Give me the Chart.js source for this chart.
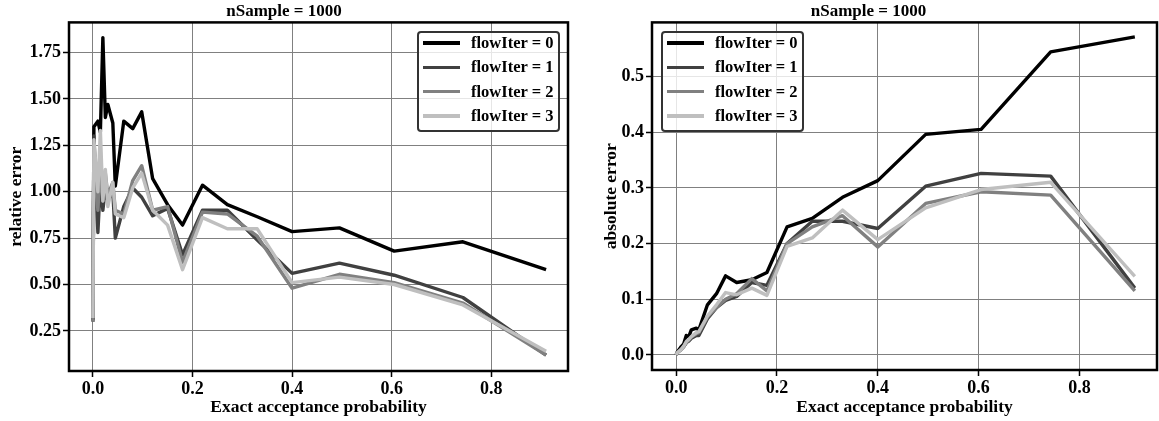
<!DOCTYPE html>
<html>
<head>
<meta charset="utf-8">
<script src="https://cdn.jsdelivr.net/npm/chart.js@4/dist/chart.umd.min.js"></script>
<style>
  body { margin: 0; background: #fff; }
  #wrap { position: relative; width: 1159px; height: 421px; }
  .box { position: absolute; top: 0; height: 421px; }
  .legend {
    position: absolute; box-sizing: border-box;
    border: 2px solid #333; border-radius: 4px;
    background: rgba(255,255,255,0.8);
    font: bold 16.5px "Liberation Serif", serif; color: #000;
    padding-top: 0;
  }
  .legend .row { display: flex; align-items: center; height: 24.3px; }
  .legend .row:first-child { margin-top: -2px; }
  .legend .sw { width: 37px; height: 3.5px; margin-left: 4px; margin-right: 11px; }
</style>
</head>
<body>
<div id="wrap">
  <div class="box" style="left:0;width:580px"><canvas id="relChart"></canvas></div>
  <div class="box" style="left:580px;width:579px"><canvas id="absChart"></canvas></div>
  <div class="legend" id="legL" style="left:417px;top:31px;width:143px;height:101px"></div>
  <div class="legend" id="legR" style="left:661px;top:31px;width:143px;height:101px"></div>
</div>
<script>
// exact acceptance probability (x)
let xProb = [0, 0.002, 0.01, 0.015, 0.02, 0.025, 0.03, 0.04, 0.045, 0.062, 0.08, 0.098, 0.12, 0.15, 0.18, 0.22, 0.27, 0.33, 0.40, 0.495, 0.605, 0.743, 0.91];

let labels = ["flowIter = 0", "flowIter = 1", "flowIter = 2", "flowIter = 3"];
let colors = ["#000000", "#404040", "#808080", "#bfbfbf"];

// relative error
let rel0 = [0.31, 1.35, 1.38, 1.32, 1.83, 1.40, 1.47, 1.37, 1.03, 1.38, 1.34, 1.43, 1.07, 0.93, 0.82, 1.035, 0.93, 0.865, 0.785, 0.805, 0.68, 0.73, 0.58];
let rel1 = [0.30, 1.30, 0.78, 1.05, 0.90, 1.02, 0.95, 1.00, 0.75, 0.92, 1.02, 0.97, 0.87, 0.91, 0.66, 0.90, 0.90, 0.74, 0.56, 0.615, 0.55, 0.43, 0.12];
let rel2 = [0.30, 1.25, 0.90, 1.15, 0.95, 1.10, 0.98, 1.05, 0.90, 0.88, 1.06, 1.14, 0.90, 0.92, 0.62, 0.89, 0.88, 0.76, 0.48, 0.555, 0.51, 0.40, 0.12];
let rel3 = [0.32, 1.28, 1.00, 1.33, 0.95, 1.12, 0.92, 1.05, 0.88, 0.86, 1.02, 1.10, 0.90, 0.82, 0.58, 0.86, 0.80, 0.80, 0.51, 0.54, 0.50, 0.39, 0.14];

// absolute error
let abs0 = [0, 0.005, 0.015, 0.02, 0.035, 0.033, 0.045, 0.048, 0.045, 0.09, 0.11, 0.142, 0.13, 0.135, 0.148, 0.23, 0.245, 0.283, 0.313, 0.396, 0.405, 0.544, 0.571];
let abs1 = [0, 0.004, 0.01, 0.015, 0.022, 0.025, 0.03, 0.035, 0.035, 0.065, 0.085, 0.098, 0.105, 0.13, 0.125, 0.2, 0.24, 0.24, 0.227, 0.303, 0.326, 0.321, 0.12];
let abs2 = [0, 0.004, 0.01, 0.015, 0.022, 0.027, 0.032, 0.038, 0.04, 0.068, 0.085, 0.1, 0.11, 0.137, 0.115, 0.2, 0.23, 0.25, 0.194, 0.272, 0.293, 0.287, 0.115];
let abs3 = [0, 0.004, 0.01, 0.016, 0.024, 0.028, 0.033, 0.04, 0.042, 0.07, 0.09, 0.112, 0.108, 0.12, 0.107, 0.195, 0.21, 0.26, 0.207, 0.264, 0.297, 0.31, 0.141];

let xTicks = [0, 0.2, 0.4, 0.6, 0.8];
let relTicks = [0.25, 0.5, 0.75, 1.0, 1.25, 1.5, 1.75];
let absTicks = [0, 0.1, 0.2, 0.3, 0.4, 0.5];

const serif = "'Liberation Serif', 'Times New Roman', serif";

// thick black frame round the plot area
const frame = {
  id: "frame",
  afterDraw(chart) {
    let a = chart.chartArea, ctx = chart.ctx;
    ctx.save();
    ctx.strokeStyle = "#000";
    ctx.lineWidth = 2.5;
    ctx.strokeRect(a.left, a.top, a.right - a.left, a.bottom - a.top);
    ctx.restore();
  }
};

function makeSets(series) {
  return series.map((s, i) => ({
    label: labels[i],
    data: s.map((v, j) => ({x: xProb[j], y: v})),
    borderColor: colors[i],
    borderWidth: 3.4,
    pointRadius: 0,
    tension: 0,
    borderJoinStyle: "round",
    order: 3 - i
  }));
}

function makeChart(id, series, yTitle, yMin, yMax, yTicks, dec, yWidth, yTitlePad, xHeight, padRight) {
  return new Chart(id, {
    type: "line",
    data: {datasets: makeSets(series)},
    options: {
      responsive: false,
      animation: false,
      layout: {padding: {left: 0, right: padRight, top: 0, bottom: 0}},
      plugins: {
        legend: {display: false},
        tooltip: {enabled: false},
        title: {
          display: true,
          text: "nSample = 1000",
          color: "#000",
          font: {family: serif, size: 17, weight: "bold", lineHeight: 1.2},
          padding: {top: 1, bottom: 1}
        }
      },
      scales: {
        x: {
          type: "linear",
          min: -0.048, max: 0.954,
          afterBuildTicks: s => { s.ticks = xTicks.map(v => ({value: v})); },
          afterFit: s => { s.height = xHeight; },
          grid: {color: "#808080", lineWidth: 1, tickColor: "#000", tickLength: 6, tickWidth: 1.5},
          border: {display: false},
          ticks: {color: "#000", padding: 2, maxRotation: 0, font: {family: serif, size: 18, weight: "bold"},
                  callback: v => v.toFixed(1)},
          title: {display: true, text: "Exact acceptance probability", color: "#000",
                  font: {family: serif, size: 17.5, weight: "bold"}, padding: {top: 0, bottom: 3}}
        },
        y: {
          min: yMin, max: yMax,
          afterBuildTicks: s => { s.ticks = yTicks.map(v => ({value: v})); },
          afterFit: s => { s.width = yWidth; },
          grid: {color: "#808080", lineWidth: 1, tickColor: "#000", tickLength: 6, tickWidth: 1.5},
          border: {display: false},
          ticks: {color: "#000", padding: 2, font: {family: serif, size: 18, weight: "bold"},
                  callback: v => v.toFixed(dec)},
          title: {display: true, text: yTitle, color: "#000",
                  font: {family: serif, size: 17.5, weight: "bold"}, padding: {top: yTitlePad, bottom: 0}}
        }
      }
    },
    plugins: [frame]
  });
}

document.getElementById("relChart").width = 580;
document.getElementById("relChart").height = 421;
document.getElementById("absChart").width = 579;
document.getElementById("absChart").height = 421;

makeChart("relChart", [rel0, rel1, rel2, rel3], "relative error", 0.034, 1.912, relTicks, 2, 69, 6, 50, 12);
makeChart("absChart", [abs0, abs1, abs2, abs3], "absolute error", -0.027, 0.597, absTicks, 1, 72, 21, 51, 2);

function buildLegend(id) {
  let el = document.getElementById(id);
  labels.forEach((l, i) => {
    let row = document.createElement("div");
    row.className = "row";
    let sw = document.createElement("span");
    sw.className = "sw";
    sw.style.background = colors[i];
    let tx = document.createElement("span");
    tx.textContent = l;
    row.appendChild(sw);
    row.appendChild(tx);
    el.appendChild(row);
  });
}
buildLegend("legL");
buildLegend("legR");
</script>
</body>
</html>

• • •

What you will do: From the first line above down to the line with "0.605, 0.743, 0.91];", reproduce every line and no others, omitting pictures.

Reply to the task:
Give me the Chart.js source for this chart.
<!DOCTYPE html>
<html>
<head>
<meta charset="utf-8">
<script src="https://cdn.jsdelivr.net/npm/chart.js@4/dist/chart.umd.min.js"></script>
<style>
  body { margin: 0; background: #fff; }
  #wrap { position: relative; width: 1159px; height: 421px; }
  .box { position: absolute; top: 0; height: 421px; }
  .legend {
    position: absolute; box-sizing: border-box;
    border: 2px solid #333; border-radius: 4px;
    background: rgba(255,255,255,0.8);
    font: bold 16.5px "Liberation Serif", serif; color: #000;
    padding-top: 0;
  }
  .legend .row { display: flex; align-items: center; height: 24.3px; }
  .legend .row:first-child { margin-top: -2px; }
  .legend .sw { width: 37px; height: 3.5px; margin-left: 4px; margin-right: 11px; }
</style>
</head>
<body>
<div id="wrap">
  <div class="box" style="left:0;width:580px"><canvas id="relChart"></canvas></div>
  <div class="box" style="left:580px;width:579px"><canvas id="absChart"></canvas></div>
  <div class="legend" id="legL" style="left:417px;top:31px;width:143px;height:101px"></div>
  <div class="legend" id="legR" style="left:661px;top:31px;width:143px;height:101px"></div>
</div>
<script>
// exact acceptance probability (x)
let xProb = [0, 0.002, 0.01, 0.015, 0.02, 0.025, 0.03, 0.04, 0.045, 0.062, 0.08, 0.098, 0.12, 0.15, 0.18, 0.22, 0.27, 0.33, 0.40, 0.495, 0.605, 0.743, 0.91];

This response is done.